As exoplanet scientists fine-tune their ideas about where to look for alien life, they are now considering the origin of a star and its neighborhood, said Jesper Nielsen, an astronomer at the University of Copenhagen. New simulations, along with observations from satellites that hunt for planets and monitor millions of stars, are painting a picture of how different galactic neighborhoods — and maybe even different galaxies — form planets differently.
“That, in turn, can help us better understand where to point our telescopes,” Nielsen said.
Galactic Geography
Today, the Milky Way has a complicated structure. Its central supermassive black hole is surrounded by the “bulge,” a thick mass of stars that contains some of the galaxy’s most senior citizens. The bulge is encased by the “thin disk,” the structure you can see winding overhead on a clear, dark night. Most of the stars, including the sun, are found in the thin disk’s spiraling arms, which are embraced by a wider “thick disk” containing older stars. And a diffuse, mostly spherical halo of dark matter, hot gas and some stars envelops the entire architecture.
For at least two decades, scientists have wondered whether habitable conditions vary among those structures. The first study of galactic habitability dates to 2004, when the Australian scientists Charles Lineweaver, Yeshe Fenner and Brad Gibson modeled the history of the Milky Way and used it to study where habitable zones might be found. They wanted to know which host stars had enough heavy elements (like carbon and iron) to form rocky planets, which stars had been around long enough for complex life to evolve, and which stars (and any orbiting planets) were safe from neighboring supernovas. They ended up defining a “galactic habitable zone,” a doughnut-shaped region with the hole centered at the center of the galaxy. The region’s inner boundary starts about 22,000 light-years from the galactic center, and its outer boundary ends about 29,000 light-years out.
In the two decades since, astronomers have tried to more precisely define the variables that control both stellar and planetary evolution within the galaxy, said Kevin Schlaufman, an astronomer at Johns Hopkins University. For example, he said, planets are born in dusty disks that surround newborn stars, and, put simply, if “a protoplanetary disk has a lot of material that can make rocks, then it will make more planets.”
Some regions of the galaxy may be more densely seeded with those planet-making ingredients than others, and scientists are now working to understand how much galactic neighborhoods influence the planets they harbor.
Here Be Exoplanets
Among the roughly 4,000 known exoplanets, so far there are few rules governing which types of planets live where; no star systems look quite like our own, and most of them don’t even look much like each other.
Nielsen and his colleagues wanted to know whether planets might form differently in the Milky Way’s thick disk, thin disk and halo. In general, thin-disk stars contain more heavy elements than thick-disk stars, meaning that they grew out of clouds that might also contain more planet-making ingredients. Using data from the European Space Agency’s star-tracking Gaia satellite, Nielsen and his colleagues first separated stars based on their abundances of certain elements. Then they simulated planet formation among those populations.
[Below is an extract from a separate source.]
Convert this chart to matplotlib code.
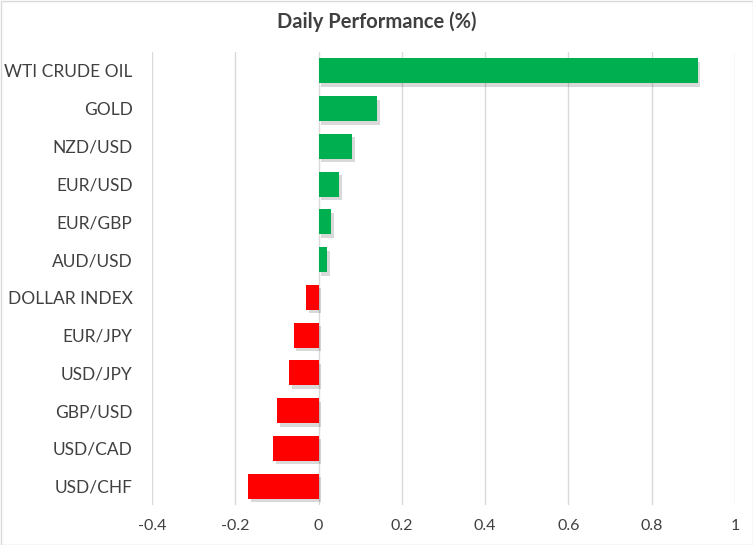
import matplotlib
matplotlib.use("Agg")
import matplotlib.pyplot as plt
import matplotlib.patheffects as pe
from matplotlib.patches import Rectangle

categories = ["WTI CRUDE OIL", "GOLD", "NZD/USD", "EUR/USD", "EUR/GBP", "AUD/USD",
              "DOLLAR INDEX", "EUR/JPY", "USD/JPY", "GBP/USD", "USD/CAD", "USD/CHF"]
values = [0.91, 0.14, 0.08, 0.05, 0.03, 0.02, -0.03, -0.06, -0.07, -0.10, -0.11, -0.17]
xticks = [-0.4, -0.2, 0, 0.2, 0.4, 0.6, 0.8, 1]
xticklabels = ["-0.4", "-0.2", "0", "0.2", "0.4", "0.6", "0.8", "1"]
title = "Daily Performance (%)"

plt.rcParams['font.family'] = ['Lato', 'DejaVu Sans']
txt = "#404040"

fig = plt.figure(figsize=(7.53, 5.45), dpi=100)
ax = fig.add_axes([152/753, 1-505/545, (735-152)/753, (505-52)/545])

colors = ["#00B050" if v >= 0 else "#FF0000" for v in values]
ypos = list(range(len(categories)))
bars = ax.barh(ypos, values, height=0.66, color=colors, zorder=3)
for b in bars:
    b.set_path_effects([pe.SimplePatchShadow(offset=(2, -2.5), shadow_rgbFace="#000000", alpha=0.15, rho=0.3), pe.Normal()])

ax.set_ylim(len(categories)-0.5, -0.5)
ax.set_xlim(-0.4, 1.0)
ax.set_xticks(xticks)
ax.set_xticklabels(xticklabels, fontsize=11.5, color=txt)
ax.set_yticks(ypos)
ax.set_yticklabels(categories, fontsize=12.5, color=txt)
ax.tick_params(axis='both', length=0)
ax.tick_params(axis='x', pad=10)
ax.tick_params(axis='y', pad=14)
ax.grid(axis='x', color="#D9D9D9", linewidth=1, zorder=0)
for s in ax.spines.values():
    s.set_visible(False)

fig.text(0.5, 1-22/545, title, ha='center', va='center', fontsize=14.5, fontweight='bold', color=txt)
fig.patches.append(Rectangle((0.5/753, 0.5/545), 1-1/753, 1-1/545, transform=fig.transFigure,
                             fill=False, edgecolor="#D9D9D9", linewidth=1))

fig.savefig("out.png", dpi=100)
Their simulations, which they published in October, showed that gas giant planets and super-Earths — the most common type of exoplanet — grew more plentifully in the thin disk, probably because (as expected) those stars have more building material to work with. They also found that younger stars with more heavy elements tended to host more planets in general, and that giant planets were more common than smaller planets. Conversely, gas giants were nearly nonexistent in the thick disk and halo.
Schlaufman, who was not involved in the work, said the results make sense. The composition of the dust and gas from which stars are born is crucial for determining whether stars will build planets. And although that composition might vary with location, he argued that while location may set the stage for a star’s world-building, it may not determine the final outcome.
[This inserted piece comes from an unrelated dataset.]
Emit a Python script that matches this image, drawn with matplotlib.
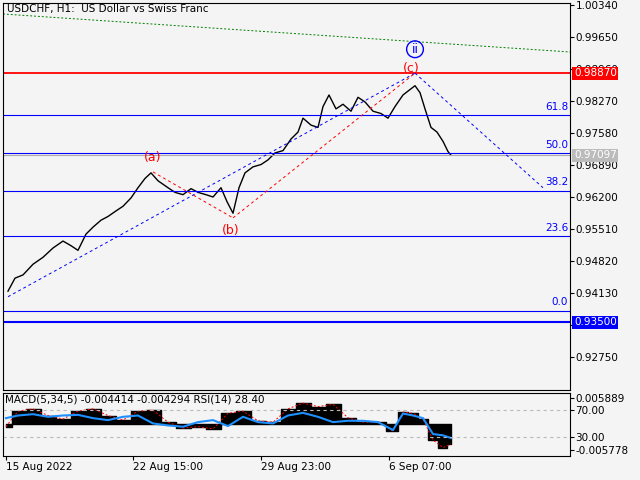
import matplotlib
matplotlib.use("Agg")
import matplotlib.pyplot as plt
import numpy as np

bg = "#f4f4f4"
# price path (bar index, close)
bars = [5, 12, 20, 30, 40, 50, 60, 68, 75, 83, 90, 98, 105, 113, 120, 128, 135, 142, 148, 155, 165, 172, 180, 188, 195, 203, 210, 218, 224, 230, 236, 242, 250, 258, 265, 272, 280, 288, 295, 300, 308, 315, 320, 326, 333, 340, 348, 355, 362, 370, 378, 385, 392, 400, 406, 412, 417, 422, 428, 434, 440, 445, 448]
closes = [0.9417, 0.9445, 0.9452, 0.9475, 0.9490, 0.9510, 0.9525, 0.9515, 0.9505, 0.9540, 0.9555, 0.9570, 0.9578, 0.9590, 0.9600, 0.9618, 0.9640, 0.9660, 0.9672, 0.9655, 0.9640, 0.9630, 0.9625, 0.9638, 0.9630, 0.9625, 0.9620, 0.9640, 0.9610, 0.9585, 0.9640, 0.9672, 0.9685, 0.9690, 0.9700, 0.9715, 0.9720, 0.9745, 0.9760, 0.9790, 0.9775, 0.9770, 0.9815, 0.9840, 0.9810, 0.9820, 0.9805, 0.9835, 0.9825, 0.9805, 0.9800, 0.9790, 0.9815, 0.9840, 0.9850, 0.9860, 0.9845, 0.9810, 0.9770, 0.9760, 0.9740, 0.9718, 0.9710]

fib_levels = [0.9374, 0.9535, 0.9634, 0.9714, 0.9796]
fib_names = ["0.0", "23.6", "38.2", "50.0", "61.8"]
resist = 0.98870
support = 0.93500
current = 0.97097

right_ticks = [1.00340, 0.99650, 0.98960, 0.98270, 0.97580, 0.96890, 0.96200, 0.95510, 0.94820, 0.94130, 0.93440, 0.92750]
date_pos = [3, 130, 258, 386]
date_labels = ["15 Aug 2022", "22 Aug 15:00", "29 Aug 23:00", "6 Sep 07:00"]

# indicator values
ind_x = [3, 15, 30, 45, 60, 75, 90, 105, 120, 135, 150, 165, 180, 195, 210, 225, 240, 255, 270, 285, 300, 315, 330, 345, 360, 375, 390, 400, 410, 420, 430, 440, 448]
macd = [-0.0005, 0.0030, 0.0035, 0.0020, 0.0012, 0.0030, 0.0035, 0.0020, 0.0010, 0.0030, 0.0032, 0.0005, -0.0008, -0.0005, -0.0010, 0.0025, 0.0030, 0.0008, 0.0005, 0.0035, 0.0048, 0.0040, 0.0045, 0.0015, 0.0005, 0.0006, -0.0015, 0.0028, 0.0025, 0.0012, -0.0035, -0.0052, -0.0044]
rsi = [58, 62, 64, 60, 62, 63, 58, 55, 60, 62, 50, 47, 45, 52, 55, 46, 60, 52, 50, 62, 66, 60, 52, 54, 54, 52, 40, 65, 62, 58, 34, 32, 28]

W, H = 640, 480
fig = plt.figure(figsize=(6.4, 4.8), dpi=100, facecolor=bg)
L, R = 3 / W, 570 / W
ax = fig.add_axes([L, 1 - 390 / H, R - L, (390 - 3) / H], facecolor=bg)
ppu = (357 - 5) / (1.00340 - 0.92750)
top = 1.00340 + 2 / ppu
bot = 0.92750 - 33 / ppu
ax.set_ylim(bot, top)
ax.set_xlim(0, 567)

ax.plot(bars, closes, color="black", lw=1.0)
for lv, nm in zip(fib_levels, fib_names):
    ax.axhline(lv, color="blue", lw=0.8)
    ax.text(565, lv + 0.0008, nm, color="blue", fontsize=7.5, ha="right", va="bottom")
ax.axhline(resist, color="red", lw=1.3)
ax.axhline(support, color="blue", lw=1.5)
ax.axhline(current, color="#aaaaaa", lw=0.8)

# wave lines
ax.plot([5, 412], [0.9405, resist], color="blue", ls=(0, (3, 3)), lw=0.7)
ax.plot([412, 540], [resist, 0.9640], color="blue", ls=(0, (3, 3)), lw=0.7)
ax.plot([150, 230], [0.9674, 0.9575], color="red", ls=(0, (3, 3)), lw=0.7)
ax.plot([230, 412], [0.9575, resist], color="red", ls=(0, (3, 3)), lw=0.7)
ax.plot([0, 567], [1.00340 - 9 / ppu, 1.00340 - 47 / ppu], color="green", ls=(0, (2, 2)), lw=0.7)
ax.text(150, 0.9672 + 0.0025, "(a)", color="red", fontsize=9, ha="center")
ax.text(228, 0.9562, "(b)", color="red", fontsize=9, ha="center", va="top")
ax.text(408, resist + 0.0002, "(c)", color="red", fontsize=9, ha="center")
ax.text(412, 0.99386, "ii", color="blue", fontsize=9, ha="center", va="center",
        bbox=dict(boxstyle="circle,pad=0.15", fc="none", ec="blue", lw=1))
ax.text(4, top - 0.0003, "USDCHF, H1:  US Dollar vs Swiss Franc", fontsize=7.5, va="top")

ax.yaxis.tick_right()
ax.set_yticks(right_ticks)
ax.set_yticklabels([f"{t:.5f}" for t in right_ticks], fontsize=7.5)
ax.tick_params(axis="y", length=3, pad=1)
ax.set_xticks([])
for lv, c, tc in [(resist, "red", "white"), (support, "blue", "white"), (current, "#bbbbbb", "white")]:
    ax.text(1.007, lv, f"{lv:.5f}", transform=ax.get_yaxis_transform(), color=tc, fontsize=7.5,
            va="center", ha="left", bbox=dict(boxstyle="square,pad=0.15", fc=c, ec="none"), clip_on=False)

ax2 = fig.add_axes([L, 1 - 456 / H, R - L, (456 - 393) / H], facecolor=bg)
ax2.set_xlim(0, 567)
ax2.set_ylim(0.8, 96)
zero = 48.5
k = 6731
mscaled = [zero + m * k for m in macd]
ax2.fill_between(ind_x, zero, mscaled, color="black", step="mid")
ax2.plot(ind_x, mscaled, color="red", ls=(0, (2, 2)), lw=0.7)
ax2.plot(ind_x, rsi, color="#1e90ff", lw=1.5)
for v in (70, 30):
    ax2.axhline(v, color="#bbbbbb", ls=(0, (3, 3)), lw=0.8)
ax2.text(2, 93, "MACD(5,34,5) -0.004414 -0.004294 RSI(14) 28.40", fontsize=7.5, va="top")
ax2.yaxis.tick_right()
yt = [zero + 0.005889 * k, 70, 30, zero - 0.005778 * k]
ax2.set_yticks(yt)
ax2.set_yticklabels(["0.005889", "70.00", "30.00", "-0.005778"], fontsize=7.5)
ax2.tick_params(axis="y", length=3, pad=1)
ax2.set_xticks(date_pos)
ax2.set_xticklabels(date_labels, fontsize=7.5, ha="left")
ax2.tick_params(axis="x", length=3, pad=1)

fig.savefig("out.png", dpi=100, facecolor=bg)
Nielsen’s simulations are theoretical, but some recent observations support his findings.
In June, a study using data from NASA’s planet-hunting Kepler space telescope found that stars in the Milky Way’s thin disk have more planets, especially super-Earths and sub-Neptune-size worlds, than stars in the thick disk. One explanation, said Jessie Christiansen, an exoplanet scientist at the California Institute of Technology and a co-author of the study, is that old, thick-disk stars may have been born when planet-making ingredients were sparse, before generations of dying stars seeded the cosmos with the building blocks of worlds. Or maybe the thick-disk stars were born in dense, high-radiation environments where turbulence prevents baby planets from coalescing at all.
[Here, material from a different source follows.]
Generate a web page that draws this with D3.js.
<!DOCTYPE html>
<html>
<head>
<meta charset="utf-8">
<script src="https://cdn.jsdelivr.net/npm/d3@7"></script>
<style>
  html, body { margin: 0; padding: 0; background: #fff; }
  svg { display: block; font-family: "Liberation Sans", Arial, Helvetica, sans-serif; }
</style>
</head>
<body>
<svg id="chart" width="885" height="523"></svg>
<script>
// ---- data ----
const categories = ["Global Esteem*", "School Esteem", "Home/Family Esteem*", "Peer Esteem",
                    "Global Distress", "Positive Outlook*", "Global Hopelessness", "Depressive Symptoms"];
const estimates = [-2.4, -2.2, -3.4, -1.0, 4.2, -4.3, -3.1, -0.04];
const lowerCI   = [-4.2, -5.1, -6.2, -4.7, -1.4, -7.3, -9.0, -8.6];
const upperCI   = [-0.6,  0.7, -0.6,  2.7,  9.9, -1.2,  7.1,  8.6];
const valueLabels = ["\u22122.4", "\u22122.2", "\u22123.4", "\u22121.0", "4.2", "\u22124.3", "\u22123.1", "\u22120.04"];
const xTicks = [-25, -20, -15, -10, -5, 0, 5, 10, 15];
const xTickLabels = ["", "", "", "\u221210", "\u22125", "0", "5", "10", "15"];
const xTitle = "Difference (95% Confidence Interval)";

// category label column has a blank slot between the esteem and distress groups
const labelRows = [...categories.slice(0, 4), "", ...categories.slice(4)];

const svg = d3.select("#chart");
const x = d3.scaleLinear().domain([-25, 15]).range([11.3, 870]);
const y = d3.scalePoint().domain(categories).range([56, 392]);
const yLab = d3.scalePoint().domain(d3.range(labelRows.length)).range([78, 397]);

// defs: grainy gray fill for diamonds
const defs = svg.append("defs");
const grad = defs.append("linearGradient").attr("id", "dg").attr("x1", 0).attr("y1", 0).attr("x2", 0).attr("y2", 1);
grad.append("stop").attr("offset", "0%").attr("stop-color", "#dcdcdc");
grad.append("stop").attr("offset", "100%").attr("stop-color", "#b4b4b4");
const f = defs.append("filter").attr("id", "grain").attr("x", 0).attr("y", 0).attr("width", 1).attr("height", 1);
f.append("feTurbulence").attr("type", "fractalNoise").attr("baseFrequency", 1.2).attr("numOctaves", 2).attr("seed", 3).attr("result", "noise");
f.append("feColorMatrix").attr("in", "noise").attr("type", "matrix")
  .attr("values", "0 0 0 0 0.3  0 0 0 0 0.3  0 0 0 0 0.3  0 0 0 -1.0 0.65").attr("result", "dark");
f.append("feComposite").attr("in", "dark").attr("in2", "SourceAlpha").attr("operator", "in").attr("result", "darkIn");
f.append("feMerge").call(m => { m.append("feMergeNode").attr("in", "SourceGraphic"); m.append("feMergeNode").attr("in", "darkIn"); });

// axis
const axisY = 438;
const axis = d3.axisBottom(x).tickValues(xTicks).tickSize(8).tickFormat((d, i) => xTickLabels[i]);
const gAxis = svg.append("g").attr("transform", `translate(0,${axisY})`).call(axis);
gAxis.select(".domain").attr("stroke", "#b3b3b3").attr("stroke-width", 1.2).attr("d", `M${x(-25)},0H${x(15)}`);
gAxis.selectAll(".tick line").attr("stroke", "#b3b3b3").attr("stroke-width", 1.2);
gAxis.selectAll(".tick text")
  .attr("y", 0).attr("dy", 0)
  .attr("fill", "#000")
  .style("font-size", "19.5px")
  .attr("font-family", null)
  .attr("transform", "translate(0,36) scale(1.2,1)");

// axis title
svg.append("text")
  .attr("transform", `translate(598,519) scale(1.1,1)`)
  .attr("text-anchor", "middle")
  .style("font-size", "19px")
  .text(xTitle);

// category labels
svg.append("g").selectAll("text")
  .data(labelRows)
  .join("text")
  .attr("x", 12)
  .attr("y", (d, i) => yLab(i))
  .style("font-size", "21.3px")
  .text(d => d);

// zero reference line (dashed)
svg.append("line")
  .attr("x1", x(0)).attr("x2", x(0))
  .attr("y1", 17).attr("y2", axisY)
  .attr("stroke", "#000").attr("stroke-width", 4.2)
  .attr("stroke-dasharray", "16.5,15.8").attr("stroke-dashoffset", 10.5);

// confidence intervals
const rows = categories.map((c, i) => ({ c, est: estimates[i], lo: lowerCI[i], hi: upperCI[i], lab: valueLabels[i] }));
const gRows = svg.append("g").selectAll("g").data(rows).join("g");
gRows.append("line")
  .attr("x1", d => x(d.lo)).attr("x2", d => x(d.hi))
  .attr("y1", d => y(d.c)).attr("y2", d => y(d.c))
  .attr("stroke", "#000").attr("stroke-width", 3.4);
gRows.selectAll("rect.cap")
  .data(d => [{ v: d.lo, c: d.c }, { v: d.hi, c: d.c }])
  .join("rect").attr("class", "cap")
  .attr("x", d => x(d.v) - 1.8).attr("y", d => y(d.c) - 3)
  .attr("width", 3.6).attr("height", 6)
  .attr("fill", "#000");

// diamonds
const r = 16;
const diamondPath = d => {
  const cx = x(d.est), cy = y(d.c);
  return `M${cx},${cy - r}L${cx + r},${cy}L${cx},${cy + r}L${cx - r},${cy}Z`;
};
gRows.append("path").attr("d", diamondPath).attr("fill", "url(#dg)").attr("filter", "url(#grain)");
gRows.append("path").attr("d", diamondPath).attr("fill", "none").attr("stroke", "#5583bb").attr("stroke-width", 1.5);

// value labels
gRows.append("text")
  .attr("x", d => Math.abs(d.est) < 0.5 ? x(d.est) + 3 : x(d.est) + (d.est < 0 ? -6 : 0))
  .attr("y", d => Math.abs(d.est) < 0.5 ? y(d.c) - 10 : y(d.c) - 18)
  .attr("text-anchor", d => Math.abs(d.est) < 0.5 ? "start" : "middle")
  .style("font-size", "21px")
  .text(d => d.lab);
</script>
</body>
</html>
Planets may fare better in open areas, like the suburbs, instead of densely populated “urban” areas, Christiansen said. Our sun is in one such sparsely populated suburban zone.
Other Earths
Christiansen’s surveys and Nielsen’s simulations are among the first to study planet occurrence as a function of galactic neighborhood; Vedant Chandra, an astronomer at the Harvard-Smithsonian Center for Astrophysics, is preparing to go one step further and study whether planet formation might have been different in some of the galaxies the Milky Way consumed as it grew. In the future, Nielsen hopes that fine-tuned surveys and instruments such as NASA’s upcoming Nancy Grace Roman Space Telescope will help us understand planet formation in the same way demographers understand populations. Can we predict which types of stars will host which types of planets? Are Earths more likely to form in certain neighborhoods? And if we know where to look, will we find something looking back at us?
We know we live in a habitable zone, in a world orbiting a quiet star. But how life started on Earth, and when and why, is the biggest question in any field of science. Perhaps scientists should also be thinking about the origin story of our star, and even those of the stellar ancestors that shaped our corner of the Milky Way, billions of years ago.
“Was life on Earth inevitable? Was it special?” Chandra asked. “Only once you start to have this global picture … can you begin to answer questions like that.”